[ad_1]
Rivian Automotive Inc. said it is cutting its work force by 6 percent as part of a restructuring process to better align its head count with business priorities, but it will spare its Normal, Ill., factory of job cuts.
The electric vehicle startup has struggled to increase production of its R1T pickup and the newly launched R1S SUV and Amazon commercial vans because of parts shortages, including semiconductors. Production improved in the second quarter to 4,401 vehicles from 2,553 in the first quarter.
“Today we announced the difficult decision to reduce the size of the Rivian team by approximately 6 percent,” a Rivian spokesperson said Wednesday.
“This decision will help align our workforce to our key business priorities, including ramping up the consumer and commercial vehicle programs, accelerating the development of R2 and other future models, deploying our go-to-market programs and optimizing spend across the business.”
The automaker has said total head count is about 14,000 before the cuts.
Rivian’s R2 platform is for a new generation of vehicles that will slot below the R1 consumer vehicles that start above $65,000. The R2 platform will be built at a future factory in Georgia.

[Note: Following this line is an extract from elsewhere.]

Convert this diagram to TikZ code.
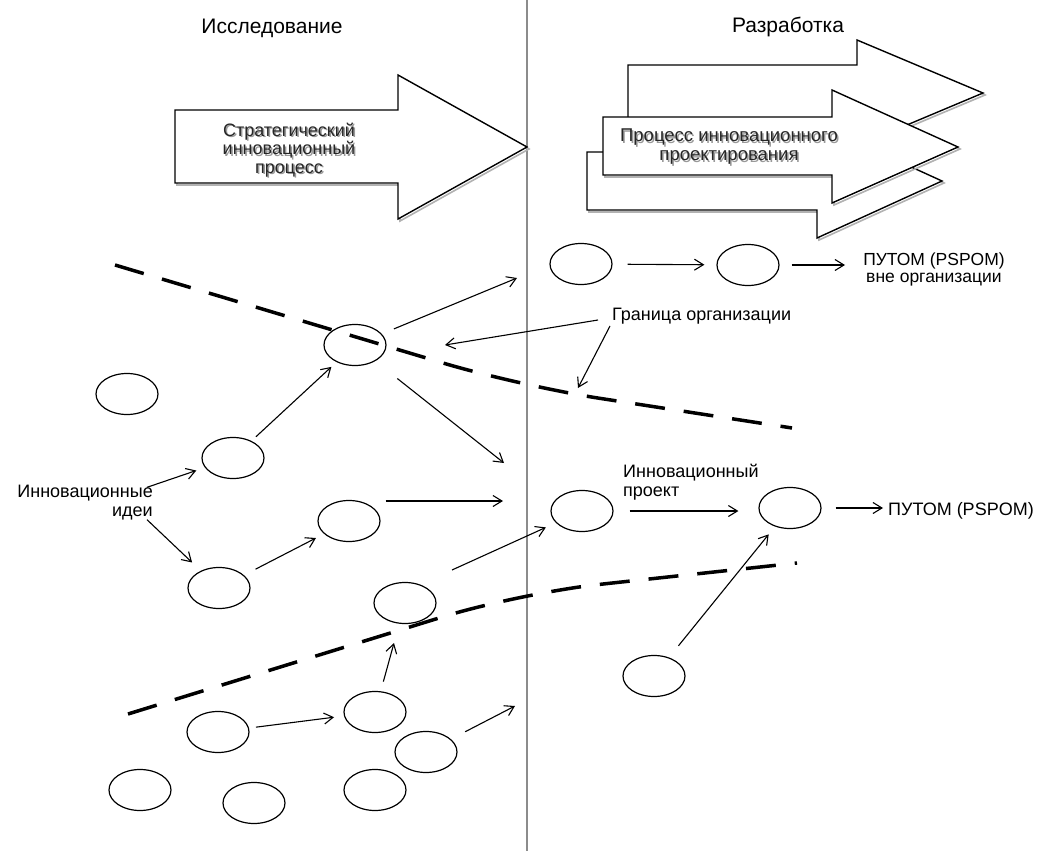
\documentclass[tikz,border=0pt]{standalone}
\usepackage{fontspec}
\setmainfont{Liberation Sans}
\usetikzlibrary{shapes.geometric,arrows.meta}
\tikzset{
  oval/.style={draw, ellipse, line width=1.2pt, minimum width=62pt, minimum height=41pt, inner sep=0pt},
  arr/.style={line width=1.1pt, -{Straight Barb[length=9pt,width=11pt]}},
  bound/.style={line width=3.5pt, dash pattern=on 30pt off 19pt},
  bigarrow/.style={draw, line width=1.4pt, fill=white, line join=miter},
  bigshadow/.style={draw=black!30, line width=1.6pt, line join=miter},
  lbl/.style={font=\fontsize{18}{19}\selectfont, inner sep=0pt},
  hdr/.style={font=\fontsize{21}{24}\selectfont, inner sep=0pt},
  arrtxt/.style={font=\fontsize{18}{18.5}\selectfont, inner sep=0pt, align=center, text=black!85},
  arrshadow/.style={arrtxt, text=black!40},
}
\begin{document}
\begin{tikzpicture}[x=1pt,y=-1pt]
\useasboundingbox (0,0) rectangle (1045,851);
\fill[white] (0,0) rectangle (1045,851);

% divider
\draw[line width=2pt, black!45] (527,0) -- (527,851);

% headers
\node[hdr] (hres) at (272,28) {Исследование};
\node[hdr] (hdev) at (788,27) {Разработка};

% big arrows
\path[bigshadow] (177,112) -- (400,112) -- (400,77) -- (529,149) -- (400,221) -- (400,185) -- (177,185) -- cycle;
\path[bigarrow] (175,110) -- (398,110) -- (398,75) -- (527,147) -- (398,219) -- (398,183) -- (175,183) -- cycle;
\path[bigshadow] (630,67) -- (859,67) -- (859,42) -- (985,95) -- (859,148) -- (859,123) -- (630,123) -- cycle;
\path[bigarrow] (628,65) -- (857,65) -- (857,40) -- (983,93) -- (857,146) -- (857,121) -- (628,121) -- cycle;
\path[bigshadow] (589,154) -- (819,154) -- (819,126) -- (944,183) -- (819,240) -- (819,212) -- (589,212) -- cycle;
\path[bigarrow] (587,152) -- (817,152) -- (817,124) -- (942,181) -- (817,238) -- (817,210) -- (587,210) -- cycle;
\path[bigshadow] (605,119) -- (834,119) -- (834,92) -- (960,149) -- (834,205) -- (834,177) -- (605,177) -- cycle;
\path[bigarrow] (603,117) -- (832,117) -- (832,90) -- (958,147) -- (832,203) -- (832,175) -- (603,175) -- cycle;

\node[arrshadow] (s1sh) at (290.5,151.5) {Стратегический\\инновационный\\процесс};
\node[arrtxt] (s1) at (289,150) {Стратегический\\инновационный\\процесс};
\node[arrshadow, font=\fontsize{18.5}{19}\selectfont] (s2sh) at (730.5,148.5) {Процесс инновационного\\проектирования};
\node[arrtxt, font=\fontsize{18.5}{19}\selectfont] (s2) at (729,147) {Процесс инновационного\\проектирования};

% ellipses
\node[oval] (e1) at (581,264) {};
\node[oval] (e2) at (748,265) {};
\node[oval] (e3) at (355,345) {};
\node[oval] (e4) at (127,394) {};
\node[oval] (e5) at (233,458) {};
\node[oval] (e6) at (349,521) {};
\node[oval] (e7) at (219,588) {};
\node[oval] (e8) at (405,603) {};
\node[oval] (e9) at (582,511) {};
\node[oval] (e10) at (790,508) {};
\node[oval] (e11) at (654,676) {};
\node[oval] (e12) at (218,732) {};
\node[oval] (e13) at (375,712) {};
\node[oval] (e14) at (426,752) {};
\node[oval] (e15) at (140,790) {};
\node[oval] (e16) at (254,803) {};
\node[oval] (e17) at (375,790) {};

% labels
\node[lbl, align=center, font=\fontsize{17.5}{17}\selectfont] (tout1) at (934,269) {ПУТОМ (PSPOM)\\вне организации};
\node[lbl, anchor=west] (tbound) at (612,316) {Граница организации};
\node[lbl, align=right, anchor=east] (tideas) at (153,503) {Инновационные\\идеи};
\node[lbl, align=left, anchor=west] (tproj) at (623,482) {Инновационный\\проект};
\node[lbl, anchor=west] (tout2) at (888,511) {ПУТОМ (PSPOM)};

% free ends
\coordinate (p2) at (845,265);
\coordinate (pa) at (517,278);
\coordinate (pb) at (445,345);
\coordinate (pc) at (578,388);
\coordinate (pd) at (504,463);
\coordinate (pe) at (503,501);
\coordinate (pf) at (452,570);
\coordinate (pg) at (515,706);

% dashed organisation boundaries
\draw[bound, rounded corners=80pt] (115,265) -- (520,386) -- (792,428);
\draw[bound, rounded corners=80pt] (128,714) -- (520,593) -- (797,563);

% connectors
\draw[arr, shorten <=15pt, shorten >=12pt] (e1) -- (e2);
\draw[arr, shorten <=12pt] (e2) -- (p2);
\draw[arr, shorten <=13pt] (e3) -- (pa);
\draw[arr] ([shift={(-14,4)}]tbound.west) -- (pb);
\draw[arr] ([shift={(-2,10)}]tbound.west) -- (pc);
\draw[arr, shorten <=6pt, shorten >=7pt] (e5) -- (e3);
\draw[arr, shorten <=28pt] (e3) -- (pd);
\draw[arr, shorten >=9pt] ([shift={(-6,2)}]tideas.north east) -- (e5);
\draw[arr, shorten >=12pt] ([shift={(-6,-1)}]tideas.south east) -- (e7);
\draw[arr, shorten <=13pt, shorten >=9pt] (e7) -- (e6);
\draw[arr, shorten <=5pt] (e6.east |- pe) -- (pe);
\draw[arr, shorten >=11pt] (pf) -- (e9);
\draw[arr, shorten <=16pt, shorten >=20pt] (e9.east) -- (e9.east -| e10.west);
\draw[arr, shorten <=14pt, shorten >=5pt] (e10.east) -- (e10.east -| tout2.west);
\draw[arr, shorten <=15pt, shorten >=10pt] (e11) -- (e10);
\draw[arr, shorten <=7pt, shorten >=10pt] (e12) -- (e13);
\draw[arr, shorten <=10pt, shorten >=20pt] (e13) -- (e8);
\draw[arr, shorten <=16pt] (e14) -- (pg);
\end{tikzpicture}
\end{document}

Under Rivian’s severance program, laid-off employees will receive 14 weeks of pay, health care through the end of the year, their next quarterly equity vesting and job placement assistance.
“We’re deeply grateful for each departing team member’s contribution in helping build Rivian into what it is today. They will always be part of the Rivian story and community,” the spokesperson said.
Two weeks ago, Rivian CEO RJ Scaringe said in a note to employees that they would be briefed shortly on the terms of the company’s restructuring, including layoffs.
Scaringe said in the note, which was shared with Automotive News, that “Rivian is not immune to the current economic circumstances and we need to make sure we can grow sustainably.”
Rivian said in its first-quarter earnings report that it had about $16 billion in cash and enough funds on hand to open its second U.S. plant for $5 billion in 2025.
Rivian expects to build about 25,000 vehicles among the R1T, R1S and Amazon vans this year, about half the number it could produce if it had enough parts, according to Scaringe.
The startup’s stock price — which closed up 1 percent to $32.01 on Wednesday — has fallen by about two-thirds this year because of Rivian’s slow vehicle rollout and soft financial numbers and the declining macroeconomic environment in the U.S.